Так вот еще одна история из жизни Патриарших прудов — памятник роману «Мастер и Маргарита». Такая была довольно ужасная художественная затея моего друга скульптора Саши Рукавишникова — построить здесь какой-то невероятно сложный комплекс, в который входил Христос, идущий по водам на пруду, входил огромный бронзовый кот и, главное, гигантская скульптура примуса, который должен был торчать прямо из воды. Рядом на лавочке еще должен был сидеть Воланд, и все вместе превращало место не в пруд, где можно гулять и отдыхать, а в какой-то такой единый культурный комплекс. А пруд хотели для начала осушить.
И народ поднялся на его защиту — две недели спустя сюда пришли все кому не лень. Тут и коммунисты стояли с красными флагами и портретами Сталина, какие-то геи-лесбиянки стоят со своими знаменами, пенсионеры за увеличение пенсий и так далее и так далее — народу тьма! А пруд спущен, и там стоит бульдозер на половину гусениц в жиже. И в какой-то момент пожилой мужик с красным знаменем побежал туда, и за ним все коммунисты потянулись, и он сбежал вниз, закричал: «Не позво-о-олим!» — и упал под гусеницы этого неработающего бульдозера. И страшная такая сцена — старый человек, с флагом, лежит под гусеницами бульдозера, а за ним еще какие-то люди бегут с транспарантами.
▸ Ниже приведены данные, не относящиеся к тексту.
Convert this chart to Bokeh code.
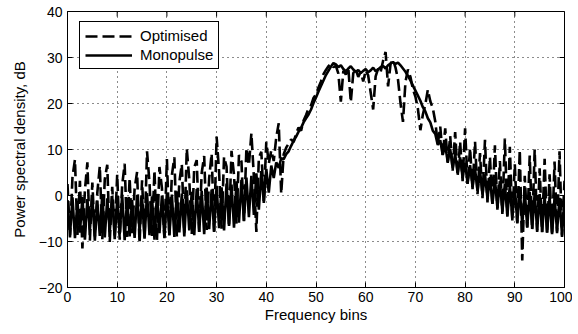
import math
from bokeh.plotting import figure
from bokeh.models import (ColumnDataSource, FixedTicker, Legend, LegendItem,
                          Range1d)
from bokeh.embed import file_html
from bokeh.resources import INLINE

# Frequency bins (half-bin resolution, 0 .. 100)
bin_step = 0.5
freq_bins = [i * bin_step for i in range(201)]

# Monopulse power spectral density, dB
monopulse = [
    -1.0, -8.6, -0.4, -9.3, -1.2, -8.1, -0.3, -9.6, -0.8, -7.4,
    -0.2, -9.8, -1.1, -8.8, 0.3, -9.1, -0.6, -7.9, -0.1, -9.5,
    -0.9, -8.4, 0.2, -9.7, -0.5, -8.9, -1.0, -9.2, 0.1, -7.8,
    -0.4, -9.4, 0.5, -8.6, -0.2, -9.6, 0.3, -8.2, 0.0, -9.3,
    0.6, -8.7, 0.2, -9.0, 0.9, -8.0, 0.4, -8.9, 1.1, -7.6,
    0.8, -8.6, 1.4, -7.9, 1.0, -8.4, 1.7, -7.3, 1.3, -7.9,
    2.1, -7.1, 1.8, -7.6, 2.6, -6.6, 2.4, -7.0, 3.1, -5.9,
    3.4, -5.6, 3.9, -4.7, 4.3, -4.2, 4.8, -3.1, 5.3, -1.6,
    5.8, 0.6, 6.5, 3.8, 7.2, 6.0, 8.1, 7.9, 9.0, 9.6,
    10.8, 11.9, 12.8, 13.9, 14.7, 15.9, 16.8, 17.6, 18.7, 20.1,
    21.3, 22.6, 23.8, 25.0, 26.2, 27.1, 28.0, 28.8, 28.5, 27.9,
    28.3, 27.5, 27.0, 27.6, 28.1, 27.4, 26.9, 27.3, 26.6, 27.1,
    27.5, 26.8, 27.2, 27.8, 27.0, 27.4, 27.9, 28.2, 27.6, 28.3,
    28.7, 29.0, 28.6, 28.9, 28.3, 27.6, 26.9, 26.0, 25.0, 23.9,
    22.8, 21.7, 20.6, 19.2, 18.3, 16.8, 15.9, 14.1, 13.4, 11.0,
    12.0, 8.8, 10.9, 7.3, 10.1, 5.9, 9.0, 4.8, 8.3, 3.9,
    7.1, 2.6, 6.6, 1.9, 5.8, 1.0, 5.4, 0.2, 4.6, -0.6,
    4.0, -1.8, 3.6, -2.7, 3.1, -3.5, 2.6, -4.4, 2.2, -5.0,
    1.8, -5.9, 1.4, -6.3, 1.1, -6.9, 0.8, -7.2, 0.5, -7.6,
    0.3, -7.9, 0.0, -8.1, -0.2, -8.4, -0.4, -7.8, -0.5, -8.7,
    -0.6,
]

# Optimised power spectral density, dB
optimised = [
    2.5, -9.1, 4.0, 7.8, -8.6, 3.2, -11.5, 1.1, 7.2, -9.8,
    2.8, -8.9, 0.6, 6.4, -9.5, 3.5, 6.7, -10.1, 1.9, -8.7,
    4.6, -9.6, 2.2, 6.9, -9.0, 3.8, -8.2, 1.4, 5.1, -10.4,
    3.3, -9.2, 9.6, 2.7, -8.8, 5.4, -9.7, 6.2, 1.6, -9.1,
    7.9, -8.5, 4.4, 8.3, -8.9, 2.9, 6.8, -8.1, 10.2, 3.6,
    -8.4, 6.1, 7.7, -7.9, 4.9, 8.6, -7.5, 3.7, 9.1, -7.8,
    12.8, 5.2, -7.2, 8.4, 6.3, -6.8, 9.7, 4.5, -6.1, 8.8,
    7.4, -5.5, 10.3, 6.6, 13.5, 4.1, -7.9, 8.2, 9.5, -1.2,
    11.7, 6.9, 9.8, 7.5, 12.6, 15.7, 0.4, 9.0, 10.4, 11.3,
    12.2, 11.6, 13.5, 14.8, 14.1, 16.3, 17.5, 18.9, 19.6, 21.2,
    22.0, 23.5, 24.8, 26.4, 27.3, 28.1, 28.6, 27.9, 28.2, 26.5,
    20.4, 27.1, 26.3, 27.8, 20.3, 26.6, 27.4, 25.8, 26.9, 24.8,
    27.2, 26.1, 22.4, 18.7, 25.9, 27.6, 26.8, 29.3, 31.2, 23.7,
    28.6, 29.5, 27.8, 25.2, 20.1, 16.0, 24.7, 27.4, 25.8, 23.1,
    21.5, 18.9, 14.2, 17.6, 19.8, 23.0, 20.5, 19.0, 16.1, 11.2,
    15.0, 8.6, 14.6, 7.1, 12.9, 5.4, 13.8, 4.2, 11.7, 3.1,
    14.6, 2.5, 10.3, 1.4, 11.7, 0.3, 9.2, -0.6, 12.1, -1.5,
    8.4, -2.3, 10.9, -3.1, 7.5, -4.0, 12.4, -4.6, 10.6, -5.4,
    6.8, -6.1, 9.9, -14.1, 4.3, -7.0, 8.7, -7.4, 10.0, -7.9,
    5.9, -8.0, 8.0, -8.3, 4.6, -8.6, 7.4, -8.2, 9.6, -9.0,
    3.2,
]

x_ticks = [0, 10, 20, 30, 40, 50, 60, 70, 80, 90, 100]
y_ticks = [-20, -10, 0, 10, 20, 30, 40]
x_lim = (0, 100)
y_lim = (-20, 40)
series_names = ["Optimised", "Monopulse"]

FONT = "Liberation Sans"

source = ColumnDataSource(dict(x=freq_bins, opt=optimised, mono=monopulse))

p = figure(width=572, height=330, output_backend="svg", toolbar_location=None,
           x_range=Range1d(*x_lim), y_range=Range1d(*y_lim),
           min_border_left=67, min_border_right=8, min_border_top=11,
           min_border_bottom=43)

p.background_fill_color = "white"
p.border_fill_color = "white"
p.outline_line_color = "black"
p.outline_line_width = 1
p.outline_line_alpha = 1

r_opt = p.line("x", "opt", source=source, line_color="black", line_width=2.6,
               line_dash="12 5")
r_mono = p.line("x", "mono", source=source, line_color="black", line_width=2.6)

xt = FixedTicker(ticks=x_ticks, minor_ticks=[])
yt = FixedTicker(ticks=y_ticks, minor_ticks=[])

p.xaxis.ticker = xt
p.yaxis.ticker = yt

for ax in list(p.xaxis) + list(p.yaxis):
    ax.major_tick_in = 5
    ax.major_tick_out = 0
    ax.minor_tick_in = 0
    ax.minor_tick_out = 0
    ax.axis_line_color = "black"
    ax.major_tick_line_color = "black"
    ax.major_label_text_font = FONT
    ax.major_label_text_font_size = "14px"
    ax.major_label_text_color = "black"
    ax.axis_label_text_font = FONT
    ax.axis_label_text_font_size = "15px"
    ax.axis_label_text_font_style = "normal"
    ax.axis_label_text_color = "black"

p.xaxis.axis_label = "Frequency bins"
p.yaxis.axis_label = "Power spectral density, dB"
p.xaxis.major_label_standoff = 4
p.xaxis.axis_label_standoff = 1
p.yaxis.major_label_standoff = 5
p.yaxis.axis_label_standoff = 8

# inward ticks on the top and right edges of the box (clipped to the frame)
p.scatter(x=x_ticks, y=[y_lim[1]] * len(x_ticks), marker="dash", size=10,
          angle=math.pi / 2, line_color="black", line_width=1)
p.scatter(x=[x_lim[1]] * len(y_ticks), y=y_ticks, marker="dash", size=10,
          line_color="black", line_width=1)

p.xgrid.ticker = xt
p.ygrid.ticker = yt
for g in (p.xgrid, p.ygrid):
    g.grid_line_color = "black"
    g.grid_line_dash = "1 4"
    g.grid_line_width = 1
    g.grid_line_alpha = 0.9

legend = Legend(items=[LegendItem(label=series_names[0], renderers=[r_opt]),
                       LegendItem(label=series_names[1], renderers=[r_mono])],
                location=(12, 218))
legend.label_text_font = FONT
legend.label_text_font_size = "15px"
legend.label_text_color = "black"
legend.border_line_color = "black"
legend.border_line_width = 1
legend.border_line_alpha = 1
legend.background_fill_color = "white"
legend.background_fill_alpha = 1
legend.padding = 5
legend.spacing = 2
legend.margin = 0
legend.glyph_width = 47
legend.glyph_height = 16
legend.label_height = 16
legend.label_standoff = 8
p.add_layout(legend, "center")

open("out.html", "w").write(file_html(p, INLINE))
Ну все, я думаю, пора заканчивать эту протестную деятельность, с тех самых пор я с очень большой осторожностью отношусь к протестной деятельности, потому что никогда не знаешь, кто еще подтянется. Тем не менее я думаю это была первая большая победа общественности над произволом властей, потому что Лужков очень поддерживал этот проект и очень переживал, что его не построили. Слава богу, что ничего такого здесь нет, кроме вот этих вот чудесных скульптур Митлянского.
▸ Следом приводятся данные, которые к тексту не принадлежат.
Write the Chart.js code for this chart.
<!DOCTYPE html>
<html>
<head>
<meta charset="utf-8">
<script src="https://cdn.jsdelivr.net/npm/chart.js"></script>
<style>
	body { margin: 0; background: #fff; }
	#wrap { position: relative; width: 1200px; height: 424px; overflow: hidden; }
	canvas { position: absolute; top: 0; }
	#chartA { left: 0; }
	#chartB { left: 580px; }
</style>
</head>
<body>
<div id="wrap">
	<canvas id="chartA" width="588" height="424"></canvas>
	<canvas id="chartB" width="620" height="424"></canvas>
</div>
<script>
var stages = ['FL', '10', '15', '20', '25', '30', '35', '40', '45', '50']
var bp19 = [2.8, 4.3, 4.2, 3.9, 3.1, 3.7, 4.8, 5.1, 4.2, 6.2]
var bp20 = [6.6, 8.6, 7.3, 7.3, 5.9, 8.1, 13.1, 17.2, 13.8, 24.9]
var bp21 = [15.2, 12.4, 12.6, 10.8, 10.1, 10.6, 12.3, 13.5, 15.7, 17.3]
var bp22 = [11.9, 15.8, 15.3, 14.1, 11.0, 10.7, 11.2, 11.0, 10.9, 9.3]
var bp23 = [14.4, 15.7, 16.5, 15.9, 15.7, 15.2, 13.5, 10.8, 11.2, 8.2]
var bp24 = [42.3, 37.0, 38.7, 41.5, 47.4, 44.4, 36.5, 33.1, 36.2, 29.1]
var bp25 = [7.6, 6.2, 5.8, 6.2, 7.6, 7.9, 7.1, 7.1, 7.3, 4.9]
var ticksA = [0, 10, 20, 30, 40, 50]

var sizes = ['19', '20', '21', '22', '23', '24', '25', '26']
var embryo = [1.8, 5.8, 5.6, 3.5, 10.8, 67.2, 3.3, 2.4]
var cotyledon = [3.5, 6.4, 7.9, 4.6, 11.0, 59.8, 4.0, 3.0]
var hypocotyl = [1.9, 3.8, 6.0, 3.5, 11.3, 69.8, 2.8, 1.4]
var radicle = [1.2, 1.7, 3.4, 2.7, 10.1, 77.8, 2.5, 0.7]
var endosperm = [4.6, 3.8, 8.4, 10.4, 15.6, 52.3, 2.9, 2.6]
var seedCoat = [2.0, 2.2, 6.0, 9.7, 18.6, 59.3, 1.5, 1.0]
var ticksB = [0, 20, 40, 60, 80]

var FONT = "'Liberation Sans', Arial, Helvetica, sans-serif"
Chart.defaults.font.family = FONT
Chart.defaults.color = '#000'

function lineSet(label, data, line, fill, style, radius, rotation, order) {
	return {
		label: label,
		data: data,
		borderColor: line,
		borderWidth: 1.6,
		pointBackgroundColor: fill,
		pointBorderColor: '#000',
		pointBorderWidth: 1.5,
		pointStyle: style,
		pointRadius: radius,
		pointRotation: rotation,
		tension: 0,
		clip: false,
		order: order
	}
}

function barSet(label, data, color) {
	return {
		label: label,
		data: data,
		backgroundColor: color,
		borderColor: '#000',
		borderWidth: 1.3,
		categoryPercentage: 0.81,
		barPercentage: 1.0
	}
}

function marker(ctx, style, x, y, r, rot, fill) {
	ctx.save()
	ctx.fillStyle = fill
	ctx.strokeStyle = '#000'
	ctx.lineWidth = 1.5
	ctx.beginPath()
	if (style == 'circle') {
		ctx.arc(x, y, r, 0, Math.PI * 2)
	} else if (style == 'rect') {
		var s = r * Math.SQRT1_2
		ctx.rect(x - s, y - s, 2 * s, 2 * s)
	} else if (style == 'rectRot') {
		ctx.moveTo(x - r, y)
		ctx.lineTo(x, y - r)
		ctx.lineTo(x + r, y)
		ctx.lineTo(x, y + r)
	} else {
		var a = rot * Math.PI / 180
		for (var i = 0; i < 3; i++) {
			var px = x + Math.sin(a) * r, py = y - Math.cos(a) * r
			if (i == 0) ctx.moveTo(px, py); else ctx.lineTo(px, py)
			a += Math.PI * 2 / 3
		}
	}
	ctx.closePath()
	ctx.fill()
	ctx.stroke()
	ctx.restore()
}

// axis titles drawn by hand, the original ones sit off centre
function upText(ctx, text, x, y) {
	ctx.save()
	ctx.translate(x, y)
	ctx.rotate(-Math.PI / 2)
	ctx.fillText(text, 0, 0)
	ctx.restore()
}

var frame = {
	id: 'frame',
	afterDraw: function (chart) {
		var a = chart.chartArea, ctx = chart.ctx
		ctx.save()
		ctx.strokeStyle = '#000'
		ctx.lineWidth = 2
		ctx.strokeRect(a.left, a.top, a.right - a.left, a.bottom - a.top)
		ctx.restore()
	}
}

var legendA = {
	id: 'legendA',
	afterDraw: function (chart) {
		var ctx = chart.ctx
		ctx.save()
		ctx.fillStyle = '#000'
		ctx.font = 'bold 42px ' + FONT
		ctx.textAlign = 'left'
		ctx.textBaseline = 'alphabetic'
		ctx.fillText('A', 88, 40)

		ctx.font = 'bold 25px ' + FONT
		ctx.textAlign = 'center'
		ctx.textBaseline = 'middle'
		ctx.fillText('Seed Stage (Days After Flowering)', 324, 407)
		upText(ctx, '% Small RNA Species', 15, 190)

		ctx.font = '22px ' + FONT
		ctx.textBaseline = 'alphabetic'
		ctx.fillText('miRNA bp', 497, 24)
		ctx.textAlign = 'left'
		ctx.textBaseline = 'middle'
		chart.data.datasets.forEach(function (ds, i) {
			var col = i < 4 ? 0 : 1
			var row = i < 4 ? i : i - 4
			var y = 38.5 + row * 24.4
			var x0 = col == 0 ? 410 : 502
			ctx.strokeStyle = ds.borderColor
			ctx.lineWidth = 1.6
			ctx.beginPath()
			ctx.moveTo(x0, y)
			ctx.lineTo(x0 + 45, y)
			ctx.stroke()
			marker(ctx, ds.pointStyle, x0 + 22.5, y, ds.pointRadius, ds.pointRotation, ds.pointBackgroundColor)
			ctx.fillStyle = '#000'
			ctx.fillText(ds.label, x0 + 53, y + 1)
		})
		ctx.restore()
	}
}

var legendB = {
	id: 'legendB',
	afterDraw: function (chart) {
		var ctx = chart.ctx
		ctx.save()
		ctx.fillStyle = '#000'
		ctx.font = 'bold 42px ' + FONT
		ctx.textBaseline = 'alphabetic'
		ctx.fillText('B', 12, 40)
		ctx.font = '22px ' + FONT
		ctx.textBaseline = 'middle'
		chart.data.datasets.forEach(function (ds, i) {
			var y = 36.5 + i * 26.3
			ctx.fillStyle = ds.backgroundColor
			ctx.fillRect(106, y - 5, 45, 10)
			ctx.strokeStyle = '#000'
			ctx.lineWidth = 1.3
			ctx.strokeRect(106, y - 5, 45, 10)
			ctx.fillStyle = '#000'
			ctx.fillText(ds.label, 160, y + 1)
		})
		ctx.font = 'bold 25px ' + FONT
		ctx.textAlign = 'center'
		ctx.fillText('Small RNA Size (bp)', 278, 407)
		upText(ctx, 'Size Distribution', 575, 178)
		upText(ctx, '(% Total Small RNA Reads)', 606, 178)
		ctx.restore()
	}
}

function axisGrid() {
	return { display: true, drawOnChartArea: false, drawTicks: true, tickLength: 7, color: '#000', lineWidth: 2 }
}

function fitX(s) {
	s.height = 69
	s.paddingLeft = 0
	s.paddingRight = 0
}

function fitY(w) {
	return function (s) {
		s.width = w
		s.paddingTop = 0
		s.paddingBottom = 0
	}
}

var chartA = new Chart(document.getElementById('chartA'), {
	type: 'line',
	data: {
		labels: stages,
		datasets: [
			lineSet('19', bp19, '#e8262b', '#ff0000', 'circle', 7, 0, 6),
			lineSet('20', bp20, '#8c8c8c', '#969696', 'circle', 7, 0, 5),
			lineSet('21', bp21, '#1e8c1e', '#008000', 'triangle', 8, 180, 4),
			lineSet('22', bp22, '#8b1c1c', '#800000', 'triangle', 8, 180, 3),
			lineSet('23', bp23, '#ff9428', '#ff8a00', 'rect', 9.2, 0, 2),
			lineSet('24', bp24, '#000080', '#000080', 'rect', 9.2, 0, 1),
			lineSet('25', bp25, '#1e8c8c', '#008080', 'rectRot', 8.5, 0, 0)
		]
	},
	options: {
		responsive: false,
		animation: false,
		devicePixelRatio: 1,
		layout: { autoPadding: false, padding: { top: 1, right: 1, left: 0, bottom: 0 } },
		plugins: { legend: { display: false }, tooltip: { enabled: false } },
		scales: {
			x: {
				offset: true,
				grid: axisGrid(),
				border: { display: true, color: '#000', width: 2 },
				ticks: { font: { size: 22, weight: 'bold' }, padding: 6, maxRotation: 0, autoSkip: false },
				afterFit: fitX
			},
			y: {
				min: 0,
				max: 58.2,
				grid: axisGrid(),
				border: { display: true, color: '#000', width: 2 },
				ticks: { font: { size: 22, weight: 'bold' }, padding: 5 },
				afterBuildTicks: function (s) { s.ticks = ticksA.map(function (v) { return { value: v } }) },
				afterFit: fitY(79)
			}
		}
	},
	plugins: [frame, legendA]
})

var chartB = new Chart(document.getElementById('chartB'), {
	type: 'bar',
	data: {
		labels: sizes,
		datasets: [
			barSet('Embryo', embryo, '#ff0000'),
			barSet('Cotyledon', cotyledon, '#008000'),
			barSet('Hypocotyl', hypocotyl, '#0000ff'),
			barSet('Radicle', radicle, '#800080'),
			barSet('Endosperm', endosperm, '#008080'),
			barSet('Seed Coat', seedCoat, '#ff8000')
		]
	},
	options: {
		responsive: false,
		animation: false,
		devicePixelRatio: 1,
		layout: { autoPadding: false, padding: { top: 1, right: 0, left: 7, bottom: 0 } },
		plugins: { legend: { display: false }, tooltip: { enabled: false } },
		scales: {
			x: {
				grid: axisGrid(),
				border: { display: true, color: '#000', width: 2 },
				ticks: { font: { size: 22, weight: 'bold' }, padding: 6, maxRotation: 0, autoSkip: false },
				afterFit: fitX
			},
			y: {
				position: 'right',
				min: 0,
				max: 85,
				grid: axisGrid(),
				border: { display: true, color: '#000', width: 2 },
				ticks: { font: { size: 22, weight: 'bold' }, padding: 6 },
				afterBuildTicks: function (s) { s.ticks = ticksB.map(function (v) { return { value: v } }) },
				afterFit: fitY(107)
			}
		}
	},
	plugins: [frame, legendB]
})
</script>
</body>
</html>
Сейчас здесь развелось много заведений, из них я вот чаще всего встречаюсь с друзьями в «Сулико», мне там нравится. Рядом есть еще такое чудесное, странное заведение «Дом на Патриарших» совершенно непонятного жанра, в котором торгуют очень дорогими книгами, но для меня оно дорого тем, что мой сосед, совершенно потрясающий тип, полковник в отставке Владимир Михайлович Сафир, который сочиняет музыку и играет на рояле, водит меня туда, чтобы поиграть на рояле. Мы иногда туда приходим, выпиваем по рюмке, ему восемьдесят семь лет, и он играет, причем играет джаз и играет очень хорошо — это главная ценность заведения, что там Владимир Михайлович может играть джаз.